Hospital M&A was normal in Q1, but Kaufman Hall says that will change

Dive Brief:

  • Mergers and acquisitions among hospitals and healthcare systems for the first quarter of 2020 were in line with historical norms, according to Kaufman Hall, but the company expects the second quarter to be upended due to the COVID-19 pandemic. It observed in a new report that first quarter performance “will be an uncertain predictor of activity for the remainder of 2020.”
  • Altogether, 29 transactions were consummated in the first quarter, up slightly from the 27 that took place in the first quarter of 2019 but down from the 30 that occurred in the first quarter of 2018. Activity pretty much died down by the middle of last month.
  • While the revenue involving the deals average at just under $5 billion, most were of the small-bore variety, involving one hospital affiliating with a large system.

Dive Insight:

The business of healthcare entered uncharted territory last month as COVID-19 became a pandemic and most economic activity in the U.S. suddenly shut down. But while waiting for full economic data to be analyzed and reported, the first quarter for hospital mergers and acquisitions appears fairly normal — at least on the surface.

While the volume of deals was within historical norms, the deals themselves were fairly small, averaging just $172 million apiece — about $100 million below the average for 2019 and more than $200 million below 2018. The biggest was the affiliation of Huntington Hospital in Pasadena, California, with the Cedars-Sinai Healthcare System in Los Angeles. Terms of that deal were not disclosed.

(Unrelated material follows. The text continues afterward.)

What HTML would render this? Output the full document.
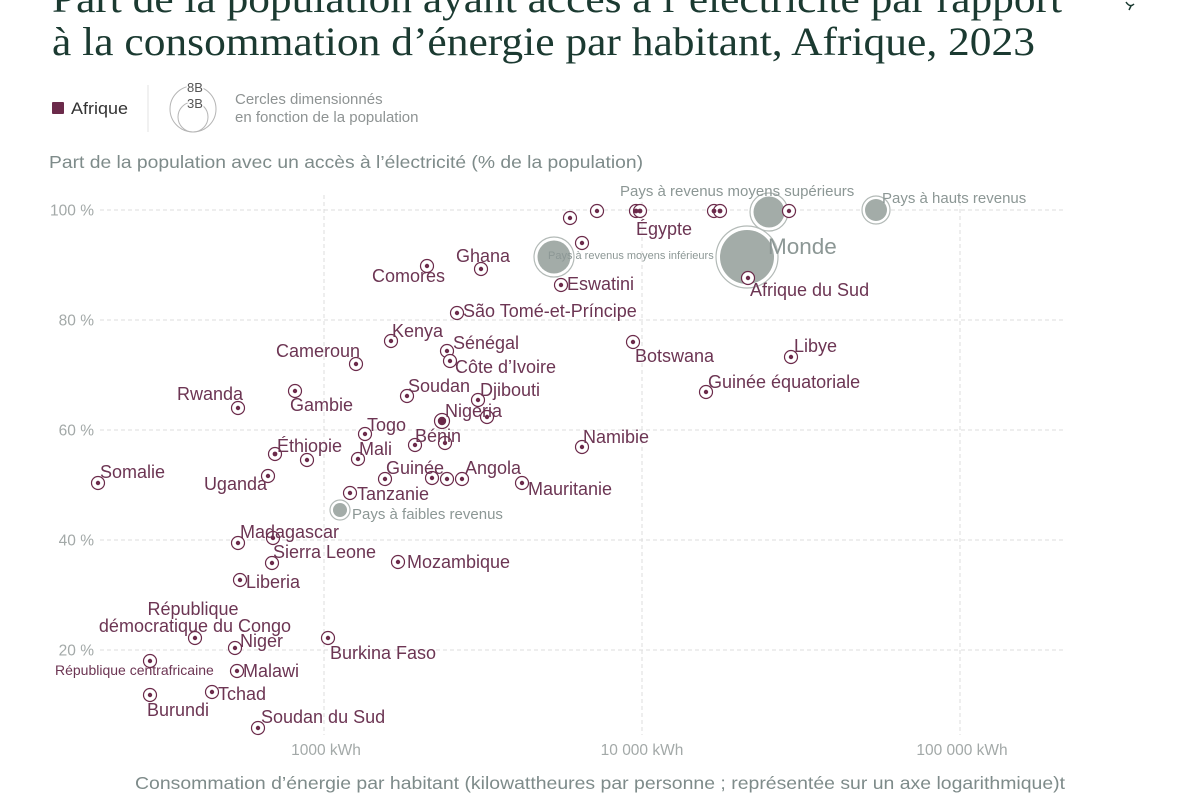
<!DOCTYPE html>
<html>
<head>
<meta charset="utf-8">
<style>
html,body{margin:0;padding:0;background:#fff;}
svg{display:block;}
text{font-family:"Liberation Sans",sans-serif;}
.t{font-family:"Liberation Serif",serif;fill:#1b3a31;font-size:40px;}
.lab{fill:#6c3553;font-size:18px;}
.glab{fill:#8c9795;font-size:15px;}
.tick{fill:#a3a9a8;font-size:15.5px;}
.grid{stroke:#dcdcdc;stroke-width:1;stroke-dasharray:4,3;}
.ax{fill:#7e8b8a;font-size:17.5px;}
</style>
</head>
<body>
<svg width="1200" height="800" viewBox="0 0 1200 800" xmlns="http://www.w3.org/2000/svg">
<rect width="1200" height="800" fill="#fff"/>

<!-- Title -->
<text class="t" x="52" y="12" textLength="1010" lengthAdjust="spacingAndGlyphs">Part de la population ayant accès à l’électricité par rapport</text>
<text class="t" x="52" y="55" textLength="983" lengthAdjust="spacingAndGlyphs">à la consommation d’énergie par habitant, Afrique, 2023</text>
<path d="M1126 2 q4 6 8 2 M1131 6 l-2 4" stroke="#1b3a31" stroke-width="1.5" fill="none"/>

<!-- Legend -->
<rect x="52" y="102" width="12" height="12" rx="1" fill="#6b2a4a"/>
<text x="71" y="114" font-size="17" fill="#333" textLength="57" lengthAdjust="spacingAndGlyphs">Afrique</text>
<line x1="148" y1="85" x2="148" y2="132" stroke="#e3e3e3" stroke-width="1"/>
<circle cx="193" cy="109" r="23" fill="none" stroke="#b5b5b5" stroke-width="1"/>
<circle cx="193" cy="117" r="15" fill="none" stroke="#b5b5b5" stroke-width="1"/>
<text x="195" y="92" font-size="13" fill="#555" text-anchor="middle" stroke="#fff" stroke-width="3" paint-order="stroke">8B</text>
<text x="195" y="108" font-size="13" fill="#555" text-anchor="middle" stroke="#fff" stroke-width="3" paint-order="stroke">3B</text>
<text x="235" y="104" font-size="15" fill="#8e9393">Cercles dimensionnés</text>
<text x="235" y="122" font-size="15" fill="#8e9393">en fonction de la population</text>

<!-- Y axis title -->
<text class="ax" x="49" y="168" textLength="594" lengthAdjust="spacingAndGlyphs">Part de la population avec un accès à l’électricité (% de la population)</text>

<!-- Grid -->
<g class="grid">
<line x1="100" y1="210" x2="1065" y2="210"/>
<line x1="100" y1="320" x2="1065" y2="320"/>
<line x1="100" y1="430" x2="1065" y2="430"/>
<line x1="100" y1="540" x2="1065" y2="540"/>
<line x1="100" y1="650" x2="1065" y2="650"/>
<line x1="324" y1="195" x2="324" y2="735"/>
<line x1="642" y1="195" x2="642" y2="735"/>
<line x1="960" y1="195" x2="960" y2="735"/>
</g>
<g class="tick" text-anchor="end">
<text x="94" y="215.5">100 %</text>
<text x="94" y="325.5">80 %</text>
<text x="94" y="435.5">60 %</text>
<text x="94" y="545.5">40 %</text>
<text x="94" y="655.5">20 %</text>
</g>
<g class="tick" text-anchor="middle">
<text x="326" y="755">1000 kWh</text>
<text x="642" y="755">10 000 kWh</text>
<text x="962" y="755">100 000 kWh</text>
</g>
<text class="ax" x="135" y="789" textLength="930" lengthAdjust="spacingAndGlyphs">Consommation d’énergie par habitant (kilowattheures par personne ; représentée sur un axe logarithmique)t</text>

<!-- Aggregate bubbles -->
<g>
<circle cx="340" cy="510" r="10" fill="#fff" stroke="#b3bab7" stroke-width="1.2"/>
<circle cx="340" cy="510" r="7" fill="#a3aca8"/>
<circle cx="554" cy="257" r="20" fill="#fff" stroke="#b3bab7" stroke-width="1.2"/>
<circle cx="554" cy="257" r="16.5" fill="#a3aca8"/>
<circle cx="769" cy="212" r="19" fill="#fff" stroke="#b3bab7" stroke-width="1.2"/>
<circle cx="769" cy="212" r="15.5" fill="#a3aca8"/>
<circle cx="876" cy="210" r="14" fill="#fff" stroke="#b3bab7" stroke-width="1.2"/>
<circle cx="876" cy="210" r="11" fill="#a3aca8"/>
<circle cx="747" cy="257" r="31" fill="#fff" stroke="#b3bab7" stroke-width="1.2"/>
<circle cx="747" cy="257" r="27" fill="#a3aca8"/>
</g>

<!-- Country markers -->
<g fill="#fff" stroke="#6b2a4a" stroke-width="1.2">
<circle cx="98" cy="483" r="6.5"/>
<circle cx="268" cy="476" r="6.5"/>
<circle cx="275" cy="454" r="6.5"/>
<circle cx="307" cy="460" r="6.5"/>
<circle cx="358" cy="459" r="6.5"/>
<circle cx="385" cy="479" r="6.5"/>
<circle cx="350" cy="493" r="6.5"/>
<circle cx="273" cy="538" r="6.5"/>
<circle cx="238" cy="543" r="6.5"/>
<circle cx="272" cy="563" r="6.5"/>
<circle cx="240" cy="580" r="6.5"/>
<circle cx="398" cy="562" r="6.5"/>
<circle cx="195" cy="638" r="6.5"/>
<circle cx="235" cy="648" r="6.5"/>
<circle cx="328" cy="638" r="6.5"/>
<circle cx="150" cy="661" r="6.5"/>
<circle cx="237" cy="671" r="6.5"/>
<circle cx="212" cy="692" r="6.5"/>
<circle cx="150" cy="695" r="6.5"/>
<circle cx="258" cy="728" r="6.5"/>
<circle cx="391" cy="341" r="6.5"/>
<circle cx="356" cy="364" r="6.5"/>
<circle cx="447" cy="351" r="6.5"/>
<circle cx="450" cy="361" r="6.5"/>
<circle cx="295" cy="391" r="6.5"/>
<circle cx="238" cy="408" r="6.5"/>
<circle cx="407" cy="396" r="6.5"/>
<circle cx="478" cy="400" r="6.5"/>
<circle cx="487" cy="417" r="6.5"/>
<circle cx="442" cy="421" r="7.5"/>
<circle cx="365" cy="434" r="6.5"/>
<circle cx="415" cy="445" r="6.5"/>
<circle cx="445" cy="443" r="6.5"/>
<circle cx="432" cy="478" r="6.5"/>
<circle cx="447" cy="479" r="6.5"/>
<circle cx="462" cy="479" r="6.5"/>
<circle cx="522" cy="483" r="6.5"/>
<circle cx="582" cy="447" r="6.5"/>
<circle cx="427" cy="266" r="6.5"/>
<circle cx="481" cy="269" r="6.5"/>
<circle cx="561" cy="285" r="6.5"/>
<circle cx="457" cy="313" r="6.5"/>
<circle cx="570" cy="218" r="6.5"/>
<circle cx="597" cy="211" r="6.5"/>
<circle cx="636" cy="211" r="6.5"/>
<circle cx="640" cy="211" r="6.5"/>
<circle cx="582" cy="243" r="6.5"/>
<circle cx="714" cy="211" r="6.5"/>
<circle cx="720" cy="211" r="6.5"/>
<circle cx="789" cy="211" r="6.5"/>
<circle cx="748" cy="278" r="6.5"/>
<circle cx="633" cy="342" r="6.5"/>
<circle cx="791" cy="357" r="6.5"/>
<circle cx="706" cy="392" r="6.5"/>
</g>
<g fill="#6b2a4a">
<circle cx="98" cy="483" r="2.2"/>
<circle cx="268" cy="476" r="2.2"/>
<circle cx="275" cy="454" r="2.4"/>
<circle cx="307" cy="460" r="2.2"/>
<circle cx="358" cy="459" r="2.2"/>
<circle cx="385" cy="479" r="2.2"/>
<circle cx="350" cy="493" r="2.2"/>
<circle cx="273" cy="538" r="2.2"/>
<circle cx="238" cy="543" r="2.2"/>
<circle cx="272" cy="563" r="2.2"/>
<circle cx="240" cy="580" r="2.2"/>
<circle cx="398" cy="562" r="2.2"/>
<circle cx="195" cy="638" r="2.2"/>
<circle cx="235" cy="648" r="2.2"/>
<circle cx="328" cy="638" r="2.2"/>
<circle cx="150" cy="661" r="2.2"/>
<circle cx="237" cy="671" r="2.2"/>
<circle cx="212" cy="692" r="2.2"/>
<circle cx="150" cy="695" r="2.2"/>
<circle cx="258" cy="728" r="2.2"/>
<circle cx="391" cy="341" r="2.2"/>
<circle cx="356" cy="364" r="2.2"/>
<circle cx="447" cy="351" r="2.2"/>
<circle cx="450" cy="361" r="2.2"/>
<circle cx="295" cy="391" r="2.2"/>
<circle cx="238" cy="408" r="2.2"/>
<circle cx="407" cy="396" r="2.2"/>
<circle cx="478" cy="400" r="2.2"/>
<circle cx="487" cy="417" r="2.2"/>
<circle cx="442" cy="421" r="4.2"/>
<circle cx="365" cy="434" r="2.2"/>
<circle cx="415" cy="445" r="2.2"/>
<circle cx="445" cy="443" r="2.2"/>
<circle cx="432" cy="478" r="2.2"/>
<circle cx="447" cy="479" r="2.2"/>
<circle cx="462" cy="479" r="2.2"/>
<circle cx="522" cy="483" r="2.2"/>
<circle cx="582" cy="447" r="2.2"/>
<circle cx="427" cy="266" r="2.2"/>
<circle cx="481" cy="269" r="2.2"/>
<circle cx="561" cy="285" r="2.2"/>
<circle cx="457" cy="313" r="2.2"/>
<circle cx="570" cy="218" r="2.2"/>
<circle cx="597" cy="211" r="2.2"/>
<circle cx="636" cy="211" r="2.4"/>
<circle cx="640" cy="211" r="2.4"/>
<circle cx="582" cy="243" r="2.2"/>
<circle cx="714" cy="211" r="2.4"/>
<circle cx="720" cy="211" r="2.4"/>
<circle cx="789" cy="211" r="2.2"/>
<circle cx="748" cy="278" r="2.2"/>
<circle cx="633" cy="342" r="2.2"/>
<circle cx="791" cy="357" r="2.2"/>
<circle cx="706" cy="392" r="2.2"/>
</g>

<!-- Aggregate labels -->
<text class="glab" x="352" y="519">Pays à faibles revenus</text>
<text class="glab" x="620" y="196">Pays à revenus moyens supérieurs</text>
<text class="glab" x="882" y="203">Pays à hauts revenus</text>
<text x="548" y="259" font-size="11" fill="#8c9795">Pays à revenus moyens inférieurs</text>
<text x="768" y="254" font-size="22.5" fill="#8c9795">Monde</text>

<!-- Country labels -->
<g class="lab">
<text x="100" y="478">Somalie</text>
<text x="267" y="490" text-anchor="end">Uganda</text>
<text x="277" y="452">Éthiopie</text>
<text x="359" y="455">Mali</text>
<text x="386" y="474">Guinée</text>
<text x="465" y="474">Angola</text>
<text x="357" y="500">Tanzanie</text>
<text x="240" y="538">Madagascar</text>
<text x="273" y="558">Sierra Leone</text>
<text x="246" y="588">Liberia</text>
<text x="407" y="568">Mozambique</text>
<text x="193" y="615" text-anchor="middle">République</text>
<text x="195" y="632" text-anchor="middle">démocratique du Congo</text>
<text x="240" y="647">Niger</text>
<text x="330" y="659">Burkina Faso</text>
<text x="55" y="675" font-size="14">République centrafricaine</text>
<text x="243" y="677">Malawi</text>
<text x="218" y="700">Tchad</text>
<text x="147" y="716">Burundi</text>
<text x="261" y="723">Soudan du Sud</text>
<text x="392" y="337">Kenya</text>
<text x="360" y="357" text-anchor="end">Cameroun</text>
<text x="453" y="349">Sénégal</text>
<text x="455" y="373">Côte d’Ivoire</text>
<text x="290" y="411">Gambie</text>
<text x="243" y="400" text-anchor="end">Rwanda</text>
<text x="408" y="392">Soudan</text>
<text x="480" y="396">Djibouti</text>
<text x="445" y="417">Nigeria</text>
<text x="367" y="431">Togo</text>
<text x="415" y="442">Bénin</text>
<text x="528" y="495">Mauritanie</text>
<text x="583" y="443">Namibie</text>
<text x="445" y="282" text-anchor="end">Comores</text>
<text x="456" y="262">Ghana</text>
<text x="567" y="290">Eswatini</text>
<text x="463" y="317">São Tomé-et-Príncipe</text>
<text x="636" y="235">Égypte</text>
<text x="750" y="296">Afrique du Sud</text>
<text x="635" y="362">Botswana</text>
<text x="794" y="352">Libye</text>
<text x="708" y="388">Guinée équatoriale</text>
</g>
</svg>
</body>
</html>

Altogether, academic medical centers consummated six deals; for-profits, five; and religious organizations, two. Kaufman Hall said the kinds of deals that came together were also within historical averages.

The report noted that activity began tapering off after March 12 — one day after the World Health Organization declared the COVID-19 outbreak a pandemic.

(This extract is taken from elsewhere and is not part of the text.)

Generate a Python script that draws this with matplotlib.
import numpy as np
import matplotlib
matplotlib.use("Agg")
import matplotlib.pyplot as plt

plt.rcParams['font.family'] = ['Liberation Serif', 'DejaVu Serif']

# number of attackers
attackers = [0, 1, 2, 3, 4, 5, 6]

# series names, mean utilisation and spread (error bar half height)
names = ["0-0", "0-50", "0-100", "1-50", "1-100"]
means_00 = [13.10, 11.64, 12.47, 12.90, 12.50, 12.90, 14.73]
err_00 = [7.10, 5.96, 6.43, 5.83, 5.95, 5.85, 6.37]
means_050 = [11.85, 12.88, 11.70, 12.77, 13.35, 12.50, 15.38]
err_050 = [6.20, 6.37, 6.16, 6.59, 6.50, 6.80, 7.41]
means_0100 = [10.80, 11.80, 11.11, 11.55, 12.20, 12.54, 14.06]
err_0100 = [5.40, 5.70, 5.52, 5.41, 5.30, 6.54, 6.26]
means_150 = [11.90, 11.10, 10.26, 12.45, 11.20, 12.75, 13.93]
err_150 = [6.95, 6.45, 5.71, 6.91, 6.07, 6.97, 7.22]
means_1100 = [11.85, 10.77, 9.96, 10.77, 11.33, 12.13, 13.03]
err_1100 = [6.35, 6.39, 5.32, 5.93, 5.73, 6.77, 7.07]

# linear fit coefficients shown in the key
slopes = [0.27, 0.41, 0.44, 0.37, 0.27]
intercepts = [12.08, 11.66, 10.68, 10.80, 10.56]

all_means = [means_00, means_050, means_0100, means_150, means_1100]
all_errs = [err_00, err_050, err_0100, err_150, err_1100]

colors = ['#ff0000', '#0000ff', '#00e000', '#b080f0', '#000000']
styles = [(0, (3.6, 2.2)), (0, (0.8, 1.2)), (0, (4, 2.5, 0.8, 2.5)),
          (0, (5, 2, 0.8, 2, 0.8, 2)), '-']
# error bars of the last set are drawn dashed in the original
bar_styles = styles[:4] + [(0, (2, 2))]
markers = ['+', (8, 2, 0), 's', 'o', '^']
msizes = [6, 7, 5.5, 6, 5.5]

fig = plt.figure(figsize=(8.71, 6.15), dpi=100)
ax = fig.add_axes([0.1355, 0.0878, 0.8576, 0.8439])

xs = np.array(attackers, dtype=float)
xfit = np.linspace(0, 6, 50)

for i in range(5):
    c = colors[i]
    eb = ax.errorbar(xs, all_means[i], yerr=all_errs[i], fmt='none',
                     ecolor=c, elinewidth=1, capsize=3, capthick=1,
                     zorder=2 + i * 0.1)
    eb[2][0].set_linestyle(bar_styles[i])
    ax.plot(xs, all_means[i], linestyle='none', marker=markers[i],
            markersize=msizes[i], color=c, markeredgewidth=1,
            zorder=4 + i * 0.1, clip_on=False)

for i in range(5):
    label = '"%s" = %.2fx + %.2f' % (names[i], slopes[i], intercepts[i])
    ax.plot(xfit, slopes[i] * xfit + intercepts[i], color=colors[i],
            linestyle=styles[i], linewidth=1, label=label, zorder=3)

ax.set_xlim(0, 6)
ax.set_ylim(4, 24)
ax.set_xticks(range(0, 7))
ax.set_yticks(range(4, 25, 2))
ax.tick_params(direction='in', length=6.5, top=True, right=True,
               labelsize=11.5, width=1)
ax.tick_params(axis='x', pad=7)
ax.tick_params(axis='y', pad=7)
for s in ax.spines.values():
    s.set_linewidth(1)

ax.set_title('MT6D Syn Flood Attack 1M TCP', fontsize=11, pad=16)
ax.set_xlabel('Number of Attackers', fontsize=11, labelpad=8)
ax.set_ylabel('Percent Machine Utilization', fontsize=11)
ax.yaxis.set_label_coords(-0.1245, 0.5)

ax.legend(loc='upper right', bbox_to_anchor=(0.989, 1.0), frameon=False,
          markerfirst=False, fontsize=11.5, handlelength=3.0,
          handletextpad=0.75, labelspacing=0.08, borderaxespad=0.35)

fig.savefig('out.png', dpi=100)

Kaufman Hall does not expect deals to vaporize in the second quarter of the year, but said a slowdown was all but certain. “In cases where the strategic rationale is strong, the expectation is these initiatives will continue, but may experience a slight pause while the impacts of the pandemic are addressed,” the company said.

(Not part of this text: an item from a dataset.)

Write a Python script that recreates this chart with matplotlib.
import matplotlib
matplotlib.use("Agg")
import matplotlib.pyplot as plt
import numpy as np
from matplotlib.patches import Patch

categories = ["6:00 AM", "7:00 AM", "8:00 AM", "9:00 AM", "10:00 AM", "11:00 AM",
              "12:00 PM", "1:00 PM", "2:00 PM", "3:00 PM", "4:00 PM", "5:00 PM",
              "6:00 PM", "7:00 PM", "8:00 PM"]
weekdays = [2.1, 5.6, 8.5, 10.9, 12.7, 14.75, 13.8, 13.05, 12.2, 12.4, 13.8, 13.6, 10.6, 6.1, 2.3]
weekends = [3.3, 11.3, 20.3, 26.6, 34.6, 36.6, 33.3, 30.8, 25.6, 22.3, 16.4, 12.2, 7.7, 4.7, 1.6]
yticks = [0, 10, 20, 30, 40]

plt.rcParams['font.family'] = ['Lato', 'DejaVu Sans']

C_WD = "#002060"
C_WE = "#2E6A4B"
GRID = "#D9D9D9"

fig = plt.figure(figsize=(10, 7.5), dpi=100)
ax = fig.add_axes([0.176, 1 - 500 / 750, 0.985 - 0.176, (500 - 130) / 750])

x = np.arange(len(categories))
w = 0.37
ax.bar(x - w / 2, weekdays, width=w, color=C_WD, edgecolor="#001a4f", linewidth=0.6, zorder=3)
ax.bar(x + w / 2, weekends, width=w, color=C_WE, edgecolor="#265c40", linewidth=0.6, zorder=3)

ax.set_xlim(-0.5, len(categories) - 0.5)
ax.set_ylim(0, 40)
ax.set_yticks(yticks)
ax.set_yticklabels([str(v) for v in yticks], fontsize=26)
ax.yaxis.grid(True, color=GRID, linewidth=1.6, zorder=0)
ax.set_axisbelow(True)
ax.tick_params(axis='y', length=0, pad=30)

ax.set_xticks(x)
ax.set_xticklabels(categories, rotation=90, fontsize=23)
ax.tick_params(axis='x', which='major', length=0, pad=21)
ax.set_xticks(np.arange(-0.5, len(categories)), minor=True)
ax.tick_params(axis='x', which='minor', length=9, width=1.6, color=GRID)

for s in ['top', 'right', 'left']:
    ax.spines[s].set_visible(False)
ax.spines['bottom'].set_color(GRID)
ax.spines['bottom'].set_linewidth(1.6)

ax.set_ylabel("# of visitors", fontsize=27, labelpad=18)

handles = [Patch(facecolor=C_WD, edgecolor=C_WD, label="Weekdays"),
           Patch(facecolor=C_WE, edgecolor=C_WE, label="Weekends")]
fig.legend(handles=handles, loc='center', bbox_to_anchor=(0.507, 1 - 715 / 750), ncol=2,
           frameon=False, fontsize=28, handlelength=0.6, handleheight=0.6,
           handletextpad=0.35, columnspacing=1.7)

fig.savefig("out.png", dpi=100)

Moreover, risks and evaluations will also be more closely considered, according to Kaufman Hall.

“In instances where the outcome of the transaction is more severely impacted by the pandemic, the various risk considerations of each of the parties to the transaction will merit closer evaluation,” according to the report. “Similarly, as other third parties that had a critical role in completing the transaction reassess their commitments, the need to consider alternative approaches or solutions may be required.”